Exercise requirements: Give the material once more, word for word, without any images.

Given information:
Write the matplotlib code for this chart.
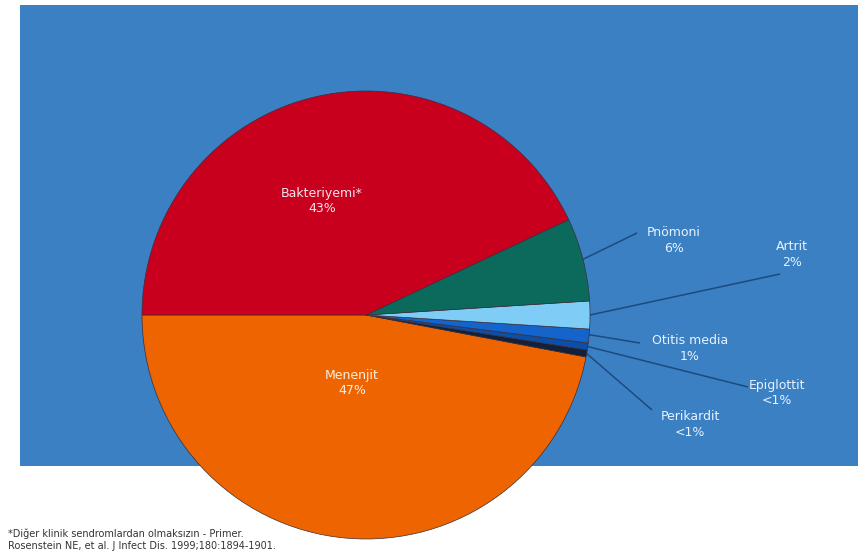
import numpy as np
import matplotlib.pyplot as plt
from matplotlib.patches import Rectangle

# Dağılım (%) - saat yönünün tersine, soldan başlayarak
etiketler = ['Menenjit', 'Perikardit', 'Epiglottit', 'Otitis media', 'Artrit', 'Pnömoni', 'Bakteriyemi*']
degerler = [47, 0.5, 0.5, 1, 2, 6, 43]
yazilar = ['47%', '<1%', '<1%', '1%', '2%', '6%', '43%']
renkler = ['#EE6400', '#14203A', '#0B4FA8', '#1464CC', '#7FCDF7', '#0B6A5C', '#C8001E']

W, H = 863, 551
fig = plt.figure(figsize=(W / 100, H / 100), dpi=100)
fig.patch.set_facecolor('white')
ax = fig.add_axes([0, 0, 1, 1])

# mavi zemin
ax.add_patch(Rectangle((20, H - 466), 838, 461, facecolor='#3A80C2', edgecolor='none', zorder=0))

merkez = (366, H - 315)
r = 224
wedges, _ = ax.pie(degerler, colors=renkler, startangle=180, counterclock=True,
                   center=merkez, radius=r, normalize=True,
                   wedgeprops=dict(edgecolor='#3a2f3a', linewidth=0.5))
for w in wedges:
    w.set_zorder(2)
    w.set_clip_on(False)

ax.set_xlim(0, W)
ax.set_ylim(0, H)
ax.set_aspect('equal')
ax.axis('off')

yazi_renk = '#E8F2FF'
# dilim içi etiketler
ax.text(322, H - 201, etiketler[6] + '\n' + yazilar[6], ha='center', va='center',
        color='#F3E6EA', fontsize=9, linespacing=1.3, zorder=3)
ax.text(352, H - 383, etiketler[0] + '\n' + yazilar[0], ha='center', va='center',
        color='#FBEFE4', fontsize=9, linespacing=1.3, zorder=3)

# dış etiketler ve kılavuz çizgileri
dis = {
    'Pnömoni': ((674, 241), (637, 233), 0.0),
    'Artrit': ((792, 255), (780, 274), 0.0),
    'Otitis media': ((690, 348), (640, 343), 0.6),
    'Epiglottit': ((777, 393), (748, 387), 0.5),
    'Perikardit': ((690, 425), (652, 410), 0.5),
}
for i, ad in enumerate(etiketler):
    if ad not in dis:
        continue
    (tx, ty), (lx, ly), f = dis[ad]
    w = wedges[i]
    aci = np.deg2rad(w.theta1 + (w.theta2 - w.theta1) * (f if f else 0.5))
    px = merkez[0] + r * np.cos(aci)
    py = merkez[1] + r * np.sin(aci)
    ax.plot([px, lx], [py, H - ly], color='#1D4A80', lw=1.1, zorder=1,
            solid_capstyle='butt')
    ax.text(tx, H - ty, ad + '\n' + yazilar[i], ha='center', va='center',
            color=yazi_renk, fontsize=9, linespacing=1.3, zorder=3)

# dipnot
fig.text(8 / W, 1 - 534 / H, '*Diğer klinik sendromlardan olmaksızın - Primer.',
         fontsize=7, color='#333333', va='center')
fig.text(8 / W, 1 - 546 / H, 'Rosenstein NE, et al. J Infect Dis. 1999;180:1894-1901.',
         fontsize=7, color='#333333', va='center')

fig.savefig('out.png', dpi=100)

Result:
Write the matplotlib code for this chart.
import numpy as np
import matplotlib.pyplot as plt
from matplotlib.patches import Rectangle

# Dağılım (%) - saat yönünün tersine, soldan başlayarak
etiketler = ['Menenjit', 'Perikardit', 'Epiglottit', 'Otitis media', 'Artrit', 'Pnömoni', 'Bakteriyemi*']
degerler = [47, 0.5, 0.5, 1, 2, 6, 43]
yazilar = ['47%', '<1%', '<1%', '1%', '2%', '6%', '43%']
renkler = ['#EE6400', '#14203A', '#0B4FA8', '#1464CC', '#7FCDF7', '#0B6A5C', '#C8001E']

W, H = 863, 551
fig = plt.figure(figsize=(W / 100, H / 100), dpi=100)
fig.patch.set_facecolor('white')
ax = fig.add_axes([0, 0, 1, 1])

# mavi zemin
ax.add_patch(Rectangle((20, H - 466), 838, 461, facecolor='#3A80C2', edgecolor='none', zorder=0))

merkez = (366, H - 315)
r = 224
wedges, _ = ax.pie(degerler, colors=renkler, startangle=180, counterclock=True,
                   center=merkez, radius=r, normalize=True,
                   wedgeprops=dict(edgecolor='#3a2f3a', linewidth=0.5))
for w in wedges:
    w.set_zorder(2)
    w.set_clip_on(False)

ax.set_xlim(0, W)
ax.set_ylim(0, H)
ax.set_aspect('equal')
ax.axis('off')

yazi_renk = '#E8F2FF'
# dilim içi etiketler
ax.text(322, H - 201, etiketler[6] + '\n' + yazilar[6], ha='center', va='center',
        color='#F3E6EA', fontsize=9, linespacing=1.3, zorder=3)
ax.text(352, H - 383, etiketler[0] + '\n' + yazilar[0], ha='center', va='center',
        color='#FBEFE4', fontsize=9, linespacing=1.3, zorder=3)

# dış etiketler ve kılavuz çizgileri
dis = {
    'Pnömoni': ((674, 241), (637, 233), 0.0),
    'Artrit': ((792, 255), (780, 274), 0.0),
    'Otitis media': ((690, 348), (640, 343), 0.6),
    'Epiglottit': ((777, 393), (748, 387), 0.5),
    'Perikardit': ((690, 425), (652, 410), 0.5),
}
for i, ad in enumerate(etiketler):
    if ad not in dis:
        continue
    (tx, ty), (lx, ly), f = dis[ad]
    w = wedges[i]
    aci = np.deg2rad(w.theta1 + (w.theta2 - w.theta1) * (f if f else 0.5))
    px = merkez[0] + r * np.cos(aci)
    py = merkez[1] + r * np.sin(aci)
    ax.plot([px, lx], [py, H - ly], color='#1D4A80', lw=1.1, zorder=1,
            solid_capstyle='butt')
    ax.text(tx, H - ty, ad + '\n' + yazilar[i], ha='center', va='center',
            color=yazi_renk, fontsize=9, linespacing=1.3, zorder=3)

# dipnot
fig.text(8 / W, 1 - 534 / H, '*Diğer klinik sendromlardan olmaksızın - Primer.',
         fontsize=7, color='#333333', va='center')
fig.text(8 / W, 1 - 546 / H, 'Rosenstein NE, et al. J Infect Dis. 1999;180:1894-1901.',
         fontsize=7, color='#333333', va='center')

fig.savefig('out.png', dpi=100)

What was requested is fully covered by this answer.